Are our lives so smeared with the stuff we are infinitely more comfortable surrounded by it.  My grandfather’s pig shed smelt astonishingly bad.  The odour was like a facial smack when you entered. You couldn't help raising a hand to your nose and face to protect them from the assault.  After 15 minutes in the shed admiring the new piglets you hardly noticed it at all.  That’s how adaptable our senses are.  Most people cannot smell their own B.O.  We have grown accustomed to our own stink.  We cannot really register it.  Like the pig shed our senses have gone into overload and switched off to protect us.  Only something much more foul smelling than we're used to is picked up.  So, I fear our books, newspapers, TV shows, Internet content have noticed our jaded tastes and slowly adapted to grab our attention.  In a world full of shit, it seems only the even more shitty gets our attention.  I could be wrong but I fear I’m not.  There are those who benefit massively from our abundance of shit.  My grandfather called them ‘shit house rats’.  Huge foot-long brutes that thrived on the pig shit that was produced in abundance.  They grew sleek and huge on this diet, a breed apart.  His cats and dogs were nervous of this tougher crew.  My grandfather fought a losing battle with the rats over many years.


Do we become what we devour?
Or are we like the ‘shit house rats’ designed to eat the stuff?
Was it always so?
Have our tastes got worse?
What does it do to our communities?

I don't know the answer to any of the above.  I’m just really concerned that no one is even asking these questions.

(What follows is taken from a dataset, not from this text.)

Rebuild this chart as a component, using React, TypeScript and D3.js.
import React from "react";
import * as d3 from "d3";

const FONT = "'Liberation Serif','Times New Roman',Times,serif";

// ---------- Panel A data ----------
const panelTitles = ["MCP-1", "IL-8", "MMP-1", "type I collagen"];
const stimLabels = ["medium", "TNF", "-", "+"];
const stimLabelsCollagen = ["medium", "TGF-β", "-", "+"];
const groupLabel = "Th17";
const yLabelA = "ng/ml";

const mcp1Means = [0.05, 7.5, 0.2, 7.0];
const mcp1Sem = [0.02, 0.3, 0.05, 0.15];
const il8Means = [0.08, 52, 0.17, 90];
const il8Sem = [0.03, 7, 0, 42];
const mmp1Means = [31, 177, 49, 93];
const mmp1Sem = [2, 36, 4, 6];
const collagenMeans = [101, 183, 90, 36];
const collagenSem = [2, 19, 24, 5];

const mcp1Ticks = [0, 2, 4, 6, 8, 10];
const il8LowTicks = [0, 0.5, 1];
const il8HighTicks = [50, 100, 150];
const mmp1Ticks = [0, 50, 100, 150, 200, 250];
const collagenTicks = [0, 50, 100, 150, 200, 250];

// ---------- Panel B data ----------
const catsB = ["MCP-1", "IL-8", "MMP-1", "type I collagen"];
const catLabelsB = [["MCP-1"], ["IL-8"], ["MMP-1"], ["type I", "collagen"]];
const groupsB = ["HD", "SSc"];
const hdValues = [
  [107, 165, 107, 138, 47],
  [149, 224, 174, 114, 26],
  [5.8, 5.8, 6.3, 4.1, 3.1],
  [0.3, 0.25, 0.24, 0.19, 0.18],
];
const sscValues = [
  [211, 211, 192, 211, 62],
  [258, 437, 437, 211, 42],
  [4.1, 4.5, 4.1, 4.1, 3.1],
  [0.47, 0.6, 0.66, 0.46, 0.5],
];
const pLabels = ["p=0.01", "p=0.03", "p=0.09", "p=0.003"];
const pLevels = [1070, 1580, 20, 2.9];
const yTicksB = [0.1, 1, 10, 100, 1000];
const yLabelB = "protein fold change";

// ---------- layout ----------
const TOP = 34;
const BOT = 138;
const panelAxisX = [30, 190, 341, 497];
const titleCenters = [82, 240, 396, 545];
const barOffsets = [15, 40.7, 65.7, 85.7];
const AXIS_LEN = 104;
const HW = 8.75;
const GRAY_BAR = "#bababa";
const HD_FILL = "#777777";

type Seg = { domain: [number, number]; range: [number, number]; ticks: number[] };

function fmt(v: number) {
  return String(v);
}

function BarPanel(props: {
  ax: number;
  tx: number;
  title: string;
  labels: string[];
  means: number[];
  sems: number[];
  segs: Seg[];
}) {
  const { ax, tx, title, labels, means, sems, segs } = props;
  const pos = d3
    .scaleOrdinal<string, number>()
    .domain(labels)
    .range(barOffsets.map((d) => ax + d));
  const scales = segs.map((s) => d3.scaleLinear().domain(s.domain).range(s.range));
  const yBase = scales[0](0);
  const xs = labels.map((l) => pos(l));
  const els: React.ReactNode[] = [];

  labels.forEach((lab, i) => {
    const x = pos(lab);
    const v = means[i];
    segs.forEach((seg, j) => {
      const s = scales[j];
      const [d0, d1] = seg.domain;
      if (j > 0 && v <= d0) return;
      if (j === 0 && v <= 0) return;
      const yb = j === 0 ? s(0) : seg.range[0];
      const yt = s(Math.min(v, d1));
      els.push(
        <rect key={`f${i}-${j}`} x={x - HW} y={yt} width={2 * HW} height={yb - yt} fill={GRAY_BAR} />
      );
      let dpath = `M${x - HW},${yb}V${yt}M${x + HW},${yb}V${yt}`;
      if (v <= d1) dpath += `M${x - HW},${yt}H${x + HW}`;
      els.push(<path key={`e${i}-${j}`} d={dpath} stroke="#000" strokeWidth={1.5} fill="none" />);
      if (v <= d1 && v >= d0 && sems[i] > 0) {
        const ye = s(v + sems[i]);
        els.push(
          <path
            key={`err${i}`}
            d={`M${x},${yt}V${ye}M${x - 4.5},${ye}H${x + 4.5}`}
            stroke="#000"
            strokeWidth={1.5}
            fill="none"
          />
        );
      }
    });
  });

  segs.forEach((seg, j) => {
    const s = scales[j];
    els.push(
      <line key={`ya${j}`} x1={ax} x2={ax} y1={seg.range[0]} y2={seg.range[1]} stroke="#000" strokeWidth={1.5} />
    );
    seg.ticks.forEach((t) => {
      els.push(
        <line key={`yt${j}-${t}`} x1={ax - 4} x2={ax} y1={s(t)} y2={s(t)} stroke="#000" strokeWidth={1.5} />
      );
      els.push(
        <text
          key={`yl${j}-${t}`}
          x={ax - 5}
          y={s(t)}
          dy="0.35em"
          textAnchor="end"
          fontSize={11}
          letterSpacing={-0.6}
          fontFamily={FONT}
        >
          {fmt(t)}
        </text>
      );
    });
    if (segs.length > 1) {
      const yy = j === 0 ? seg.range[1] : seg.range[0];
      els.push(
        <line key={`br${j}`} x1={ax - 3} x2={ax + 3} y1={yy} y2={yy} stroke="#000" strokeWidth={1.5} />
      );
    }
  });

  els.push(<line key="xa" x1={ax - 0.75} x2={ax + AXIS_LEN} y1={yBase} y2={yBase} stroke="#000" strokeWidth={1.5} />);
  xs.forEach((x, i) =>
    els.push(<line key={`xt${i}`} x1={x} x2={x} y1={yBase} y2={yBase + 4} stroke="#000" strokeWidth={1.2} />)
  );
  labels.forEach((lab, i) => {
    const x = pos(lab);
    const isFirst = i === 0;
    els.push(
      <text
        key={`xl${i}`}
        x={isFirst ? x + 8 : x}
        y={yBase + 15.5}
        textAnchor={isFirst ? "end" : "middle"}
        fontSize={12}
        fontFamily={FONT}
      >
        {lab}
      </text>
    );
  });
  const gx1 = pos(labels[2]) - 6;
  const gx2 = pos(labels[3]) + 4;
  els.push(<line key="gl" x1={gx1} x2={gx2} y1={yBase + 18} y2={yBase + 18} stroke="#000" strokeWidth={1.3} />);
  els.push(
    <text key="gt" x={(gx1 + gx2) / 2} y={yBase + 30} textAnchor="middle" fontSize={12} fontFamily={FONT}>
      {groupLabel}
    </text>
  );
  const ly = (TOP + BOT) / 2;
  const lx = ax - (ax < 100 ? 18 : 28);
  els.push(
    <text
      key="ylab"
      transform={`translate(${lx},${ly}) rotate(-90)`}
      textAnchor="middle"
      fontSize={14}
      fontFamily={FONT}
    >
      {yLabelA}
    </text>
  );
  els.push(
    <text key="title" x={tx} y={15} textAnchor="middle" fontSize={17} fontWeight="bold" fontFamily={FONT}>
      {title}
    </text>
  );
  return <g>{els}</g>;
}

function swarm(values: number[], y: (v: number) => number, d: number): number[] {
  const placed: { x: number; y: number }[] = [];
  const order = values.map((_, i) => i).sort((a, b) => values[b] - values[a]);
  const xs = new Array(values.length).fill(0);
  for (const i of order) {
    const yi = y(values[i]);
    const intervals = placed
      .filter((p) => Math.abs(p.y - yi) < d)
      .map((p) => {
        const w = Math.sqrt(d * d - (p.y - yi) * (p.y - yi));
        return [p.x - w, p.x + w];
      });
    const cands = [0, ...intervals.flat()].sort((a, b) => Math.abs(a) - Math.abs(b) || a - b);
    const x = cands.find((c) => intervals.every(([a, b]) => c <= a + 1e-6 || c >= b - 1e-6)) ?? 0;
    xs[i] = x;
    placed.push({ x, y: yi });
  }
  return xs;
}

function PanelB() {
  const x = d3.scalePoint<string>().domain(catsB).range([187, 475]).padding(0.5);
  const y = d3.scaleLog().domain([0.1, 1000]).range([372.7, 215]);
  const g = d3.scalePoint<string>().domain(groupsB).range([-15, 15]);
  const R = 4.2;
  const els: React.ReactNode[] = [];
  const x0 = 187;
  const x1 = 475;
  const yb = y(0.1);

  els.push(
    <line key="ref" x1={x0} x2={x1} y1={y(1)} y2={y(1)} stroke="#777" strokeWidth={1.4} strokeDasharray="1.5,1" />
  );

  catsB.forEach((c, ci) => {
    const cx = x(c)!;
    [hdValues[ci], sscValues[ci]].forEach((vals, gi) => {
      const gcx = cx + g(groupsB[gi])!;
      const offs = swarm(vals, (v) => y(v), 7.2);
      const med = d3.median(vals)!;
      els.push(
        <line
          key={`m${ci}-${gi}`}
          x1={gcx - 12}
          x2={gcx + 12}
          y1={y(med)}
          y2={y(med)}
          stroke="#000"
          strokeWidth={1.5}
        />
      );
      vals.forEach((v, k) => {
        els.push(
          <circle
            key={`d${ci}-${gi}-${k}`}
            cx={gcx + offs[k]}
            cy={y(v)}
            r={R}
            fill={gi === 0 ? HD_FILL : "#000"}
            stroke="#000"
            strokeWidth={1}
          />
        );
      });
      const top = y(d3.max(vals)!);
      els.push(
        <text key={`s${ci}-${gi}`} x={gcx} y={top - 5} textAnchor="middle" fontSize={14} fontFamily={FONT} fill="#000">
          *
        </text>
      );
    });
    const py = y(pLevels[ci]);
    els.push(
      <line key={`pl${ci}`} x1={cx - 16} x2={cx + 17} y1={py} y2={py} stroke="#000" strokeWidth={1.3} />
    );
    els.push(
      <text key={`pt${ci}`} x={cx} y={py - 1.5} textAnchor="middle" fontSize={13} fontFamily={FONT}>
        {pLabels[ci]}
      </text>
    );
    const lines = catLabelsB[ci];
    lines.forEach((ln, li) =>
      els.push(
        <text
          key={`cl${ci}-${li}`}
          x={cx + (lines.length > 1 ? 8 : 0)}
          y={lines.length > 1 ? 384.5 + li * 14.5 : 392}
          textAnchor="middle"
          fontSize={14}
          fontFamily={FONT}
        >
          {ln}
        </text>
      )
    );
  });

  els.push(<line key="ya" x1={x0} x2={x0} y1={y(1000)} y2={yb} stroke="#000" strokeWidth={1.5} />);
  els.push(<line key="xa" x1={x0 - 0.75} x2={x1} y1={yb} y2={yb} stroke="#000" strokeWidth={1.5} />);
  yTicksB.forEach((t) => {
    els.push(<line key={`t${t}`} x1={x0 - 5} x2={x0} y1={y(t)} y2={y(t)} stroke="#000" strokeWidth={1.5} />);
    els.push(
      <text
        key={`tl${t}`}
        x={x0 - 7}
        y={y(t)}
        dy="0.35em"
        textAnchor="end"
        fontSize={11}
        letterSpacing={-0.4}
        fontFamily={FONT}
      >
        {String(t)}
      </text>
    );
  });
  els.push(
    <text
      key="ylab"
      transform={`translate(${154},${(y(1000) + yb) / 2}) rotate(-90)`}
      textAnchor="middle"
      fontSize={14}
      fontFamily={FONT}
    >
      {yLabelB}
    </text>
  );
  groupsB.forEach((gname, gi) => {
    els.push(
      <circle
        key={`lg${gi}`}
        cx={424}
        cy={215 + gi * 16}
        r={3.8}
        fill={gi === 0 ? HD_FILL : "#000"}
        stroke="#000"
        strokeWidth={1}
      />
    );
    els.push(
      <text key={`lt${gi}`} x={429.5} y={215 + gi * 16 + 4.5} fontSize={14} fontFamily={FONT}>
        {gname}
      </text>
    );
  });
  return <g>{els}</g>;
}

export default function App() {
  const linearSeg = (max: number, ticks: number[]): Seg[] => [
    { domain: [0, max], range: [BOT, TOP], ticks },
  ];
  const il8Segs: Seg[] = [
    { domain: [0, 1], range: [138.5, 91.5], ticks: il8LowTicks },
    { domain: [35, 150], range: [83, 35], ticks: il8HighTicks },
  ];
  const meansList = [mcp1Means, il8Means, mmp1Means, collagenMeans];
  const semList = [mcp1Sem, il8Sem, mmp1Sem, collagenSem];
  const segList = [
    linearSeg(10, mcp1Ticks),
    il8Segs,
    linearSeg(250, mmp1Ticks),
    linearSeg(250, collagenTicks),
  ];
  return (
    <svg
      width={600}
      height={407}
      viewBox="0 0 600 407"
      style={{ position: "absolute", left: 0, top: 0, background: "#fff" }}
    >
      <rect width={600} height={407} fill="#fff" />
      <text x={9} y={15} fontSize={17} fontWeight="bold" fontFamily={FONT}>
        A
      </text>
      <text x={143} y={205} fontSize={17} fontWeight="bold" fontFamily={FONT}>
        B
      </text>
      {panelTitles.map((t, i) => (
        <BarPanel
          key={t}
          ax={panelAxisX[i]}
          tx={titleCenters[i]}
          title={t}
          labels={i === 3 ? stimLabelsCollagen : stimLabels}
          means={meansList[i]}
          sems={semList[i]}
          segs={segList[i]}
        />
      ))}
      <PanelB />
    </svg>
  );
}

Perhaps we've all been in the pig shed far too long.




PS  I don't know if it is significant but rats eat faeces, because their digestive system is poor at absorbing nutrients and a second go through the system helps digestion.

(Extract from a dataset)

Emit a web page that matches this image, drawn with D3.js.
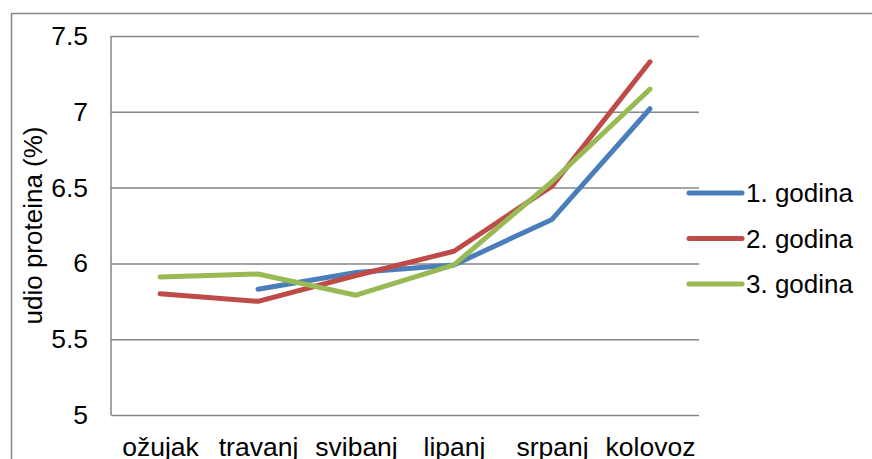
<!DOCTYPE html>
<html>
<head>
<meta charset="utf-8">
<script src="https://cdn.jsdelivr.net/npm/d3@7"></script>
<style>
  body { margin: 0; background: #fff; }
  svg { display: block; font-family: "Liberation Sans", Arial, sans-serif; }
  .grid line { stroke: #868686; stroke-width: 1.5; }
  .tick text { fill: #000; font-size: 26.5px; }
</style>
</head>
<body>
<div id="chart"></div>
<script>
// months on the x axis
const months = ["ožujak", "travanj", "svibanj", "lipanj", "srpanj", "kolovoz"];
// protein share per year (%), null = no value
const year1 = [null, 5.83, 5.94, 5.99, 6.29, 7.02];
const year2 = [5.80, 5.75, 5.92, 6.08, 6.51, 7.33];
const year3 = [5.91, 5.93, 5.79, 5.99, 6.54, 7.15];
const seriesNames = ["1. godina", "2. godina", "3. godina"];
const yTicks = [5, 5.5, 6, 6.5, 7, 7.5];
const yLabel = "udio proteina (%)";

const colors = ["#4A7EBB", "#BE4B48", "#98B954"];
const series = [year1, year2, year3];

const W = 872, H = 459;
const plot = { left: 111, right: 699, top: 36, bottom: 415 };

const svg = d3.select("#chart").append("svg")
  .attr("width", W)
  .attr("height", H);

// outer chart frame (runs off the picture on right and bottom)
svg.append("rect")
  .attr("x", 11.5).attr("y", 13.5)
  .attr("width", 900).attr("height", 500)
  .attr("fill", "none")
  .attr("stroke", "#868686")
  .attr("stroke-width", 1.5);

const x = d3.scalePoint()
  .domain(months)
  .range([plot.left, plot.right])
  .padding(0.5);

const y = d3.scaleLinear()
  .domain([5, 7.5])
  .range([plot.bottom, plot.top]);

// y axis + gridlines
const yAxis = svg.append("g")
  .attr("class", "grid")
  .attr("transform", "translate(" + plot.left + ",0)")
  .call(d3.axisLeft(y)
    .tickValues(yTicks)
    .tickFormat(d => String(d))
    .tickSizeInner(-(plot.right - plot.left))
    .tickSizeOuter(0)
    .tickPadding(23));
yAxis.select(".domain").remove();

// left axis line
svg.append("line")
  .attr("x1", plot.left).attr("x2", plot.left)
  .attr("y1", plot.top).attr("y2", plot.bottom)
  .attr("stroke", "#868686")
  .attr("stroke-width", 1.5);

// x axis labels
const xAxis = svg.append("g")
  .attr("transform", "translate(0," + plot.bottom + ")")
  .call(d3.axisBottom(x).tickSize(0).tickPadding(22));
xAxis.select(".domain").remove();

// y axis title
svg.append("text")
  .attr("transform", "translate(42," + (plot.top + plot.bottom) / 2 + ") rotate(-90)")
  .attr("text-anchor", "middle")
  .attr("font-size", "26px")
  .text(yLabel);

// lines
const line = d3.line()
  .defined(d => d.v != null)
  .x(d => x(d.m))
  .y(d => y(d.v));

series.forEach((vals, i) => {
  const pts = months.map((m, j) => ({ m: m, v: vals[j] }));
  svg.append("path")
    .datum(pts)
    .attr("d", line)
    .attr("fill", "none")
    .attr("stroke", colors[i])
    .attr("stroke-width", 5)
    .attr("stroke-linecap", "round")
    .attr("stroke-linejoin", "round");
});

// legend
const legend = svg.append("g").attr("transform", "translate(689,193)");
seriesNames.forEach((name, i) => {
  const g = legend.append("g").attr("transform", "translate(0," + i * 45.5 + ")");
  g.append("line")
    .attr("x1", 0).attr("x2", 53)
    .attr("stroke", colors[i])
    .attr("stroke-width", 5)
    .attr("stroke-linecap", "round");
  g.append("text")
    .attr("x", 57)
    .attr("dy", "0.35em")
    .attr("font-size", "26px")
    .text(name);
});
</script>
</body>
</html>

PPS pigs will also happily eat the faeces of other animals, this desire to eat faeces is called Coprophagia

PPS Cows are vegetarian by choice but we like to feed them chicken faeces, because it is cheap, this is how (bovine spongiform encephalopathy)- Mad Cow Disease arose.  In US and other places outside UK they will not accept our blood donations because of the prevalence of Creutzfeldt-Jakob Disease (CJD), from eating the mad cows.